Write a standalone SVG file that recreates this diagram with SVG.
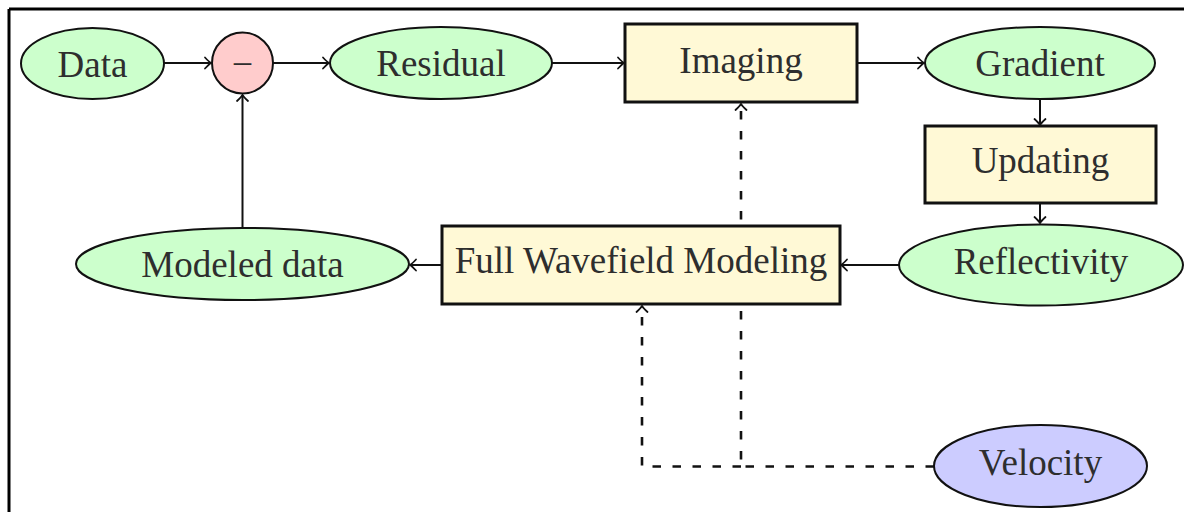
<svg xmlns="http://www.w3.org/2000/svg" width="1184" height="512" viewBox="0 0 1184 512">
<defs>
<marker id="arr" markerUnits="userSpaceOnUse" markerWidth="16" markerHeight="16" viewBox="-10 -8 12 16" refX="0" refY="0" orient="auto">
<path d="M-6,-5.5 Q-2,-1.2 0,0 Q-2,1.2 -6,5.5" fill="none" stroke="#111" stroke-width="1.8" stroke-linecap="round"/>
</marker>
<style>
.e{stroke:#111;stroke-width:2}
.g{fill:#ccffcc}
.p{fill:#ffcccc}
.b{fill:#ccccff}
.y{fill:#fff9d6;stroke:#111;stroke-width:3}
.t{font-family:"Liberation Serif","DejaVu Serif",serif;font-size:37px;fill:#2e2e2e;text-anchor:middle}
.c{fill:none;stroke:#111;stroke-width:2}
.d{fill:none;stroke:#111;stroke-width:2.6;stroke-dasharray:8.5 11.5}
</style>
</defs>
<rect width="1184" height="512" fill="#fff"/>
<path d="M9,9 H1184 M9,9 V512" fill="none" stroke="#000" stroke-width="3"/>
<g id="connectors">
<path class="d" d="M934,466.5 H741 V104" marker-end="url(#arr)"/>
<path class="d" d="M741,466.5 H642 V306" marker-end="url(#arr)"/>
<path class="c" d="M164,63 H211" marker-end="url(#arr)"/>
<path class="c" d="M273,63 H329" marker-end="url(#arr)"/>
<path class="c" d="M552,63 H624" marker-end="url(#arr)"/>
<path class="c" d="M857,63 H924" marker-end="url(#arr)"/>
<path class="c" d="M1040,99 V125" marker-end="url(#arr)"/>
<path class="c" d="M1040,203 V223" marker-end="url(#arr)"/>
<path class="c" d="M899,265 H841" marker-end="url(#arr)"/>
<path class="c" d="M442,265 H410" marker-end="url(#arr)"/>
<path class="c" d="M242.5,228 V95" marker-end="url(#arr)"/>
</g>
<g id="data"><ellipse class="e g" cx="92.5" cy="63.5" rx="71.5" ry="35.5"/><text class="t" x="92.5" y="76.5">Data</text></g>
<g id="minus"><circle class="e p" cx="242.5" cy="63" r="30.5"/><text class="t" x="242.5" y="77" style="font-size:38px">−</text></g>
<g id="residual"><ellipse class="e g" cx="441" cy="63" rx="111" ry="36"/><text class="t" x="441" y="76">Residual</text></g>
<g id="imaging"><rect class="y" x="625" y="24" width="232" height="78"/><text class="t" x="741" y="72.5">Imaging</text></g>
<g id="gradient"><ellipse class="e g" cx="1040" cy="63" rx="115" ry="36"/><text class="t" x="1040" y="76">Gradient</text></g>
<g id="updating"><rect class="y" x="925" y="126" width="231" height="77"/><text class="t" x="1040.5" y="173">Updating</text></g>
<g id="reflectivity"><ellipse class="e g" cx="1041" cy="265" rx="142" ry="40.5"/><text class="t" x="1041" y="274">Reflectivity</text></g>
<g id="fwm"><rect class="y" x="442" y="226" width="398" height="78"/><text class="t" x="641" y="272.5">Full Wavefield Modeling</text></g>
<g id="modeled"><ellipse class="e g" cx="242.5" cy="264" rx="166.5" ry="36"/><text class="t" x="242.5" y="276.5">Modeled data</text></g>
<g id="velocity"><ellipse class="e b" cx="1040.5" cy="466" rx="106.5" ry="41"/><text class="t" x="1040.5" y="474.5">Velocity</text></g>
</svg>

● ● ● ●

**Instruction:** Reproduce the listing word for word and omit its pictures.

**Right answer:**
Write a standalone SVG file that recreates this diagram with SVG.
<svg xmlns="http://www.w3.org/2000/svg" width="1184" height="512" viewBox="0 0 1184 512">
<defs>
<marker id="arr" markerUnits="userSpaceOnUse" markerWidth="16" markerHeight="16" viewBox="-10 -8 12 16" refX="0" refY="0" orient="auto">
<path d="M-6,-5.5 Q-2,-1.2 0,0 Q-2,1.2 -6,5.5" fill="none" stroke="#111" stroke-width="1.8" stroke-linecap="round"/>
</marker>
<style>
.e{stroke:#111;stroke-width:2}
.g{fill:#ccffcc}
.p{fill:#ffcccc}
.b{fill:#ccccff}
.y{fill:#fff9d6;stroke:#111;stroke-width:3}
.t{font-family:"Liberation Serif","DejaVu Serif",serif;font-size:37px;fill:#2e2e2e;text-anchor:middle}
.c{fill:none;stroke:#111;stroke-width:2}
.d{fill:none;stroke:#111;stroke-width:2.6;stroke-dasharray:8.5 11.5}
</style>
</defs>
<rect width="1184" height="512" fill="#fff"/>
<path d="M9,9 H1184 M9,9 V512" fill="none" stroke="#000" stroke-width="3"/>
<g id="connectors">
<path class="d" d="M934,466.5 H741 V104" marker-end="url(#arr)"/>
<path class="d" d="M741,466.5 H642 V306" marker-end="url(#arr)"/>
<path class="c" d="M164,63 H211" marker-end="url(#arr)"/>
<path class="c" d="M273,63 H329" marker-end="url(#arr)"/>
<path class="c" d="M552,63 H624" marker-end="url(#arr)"/>
<path class="c" d="M857,63 H924" marker-end="url(#arr)"/>
<path class="c" d="M1040,99 V125" marker-end="url(#arr)"/>
<path class="c" d="M1040,203 V223" marker-end="url(#arr)"/>
<path class="c" d="M899,265 H841" marker-end="url(#arr)"/>
<path class="c" d="M442,265 H410" marker-end="url(#arr)"/>
<path class="c" d="M242.5,228 V95" marker-end="url(#arr)"/>
</g>
<g id="data"><ellipse class="e g" cx="92.5" cy="63.5" rx="71.5" ry="35.5"/><text class="t" x="92.5" y="76.5">Data</text></g>
<g id="minus"><circle class="e p" cx="242.5" cy="63" r="30.5"/><text class="t" x="242.5" y="77" style="font-size:38px">−</text></g>
<g id="residual"><ellipse class="e g" cx="441" cy="63" rx="111" ry="36"/><text class="t" x="441" y="76">Residual</text></g>
<g id="imaging"><rect class="y" x="625" y="24" width="232" height="78"/><text class="t" x="741" y="72.5">Imaging</text></g>
<g id="gradient"><ellipse class="e g" cx="1040" cy="63" rx="115" ry="36"/><text class="t" x="1040" y="76">Gradient</text></g>
<g id="updating"><rect class="y" x="925" y="126" width="231" height="77"/><text class="t" x="1040.5" y="173">Updating</text></g>
<g id="reflectivity"><ellipse class="e g" cx="1041" cy="265" rx="142" ry="40.5"/><text class="t" x="1041" y="274">Reflectivity</text></g>
<g id="fwm"><rect class="y" x="442" y="226" width="398" height="78"/><text class="t" x="641" y="272.5">Full Wavefield Modeling</text></g>
<g id="modeled"><ellipse class="e g" cx="242.5" cy="264" rx="166.5" ry="36"/><text class="t" x="242.5" y="276.5">Modeled data</text></g>
<g id="velocity"><ellipse class="e b" cx="1040.5" cy="466" rx="106.5" ry="41"/><text class="t" x="1040.5" y="474.5">Velocity</text></g>
</svg>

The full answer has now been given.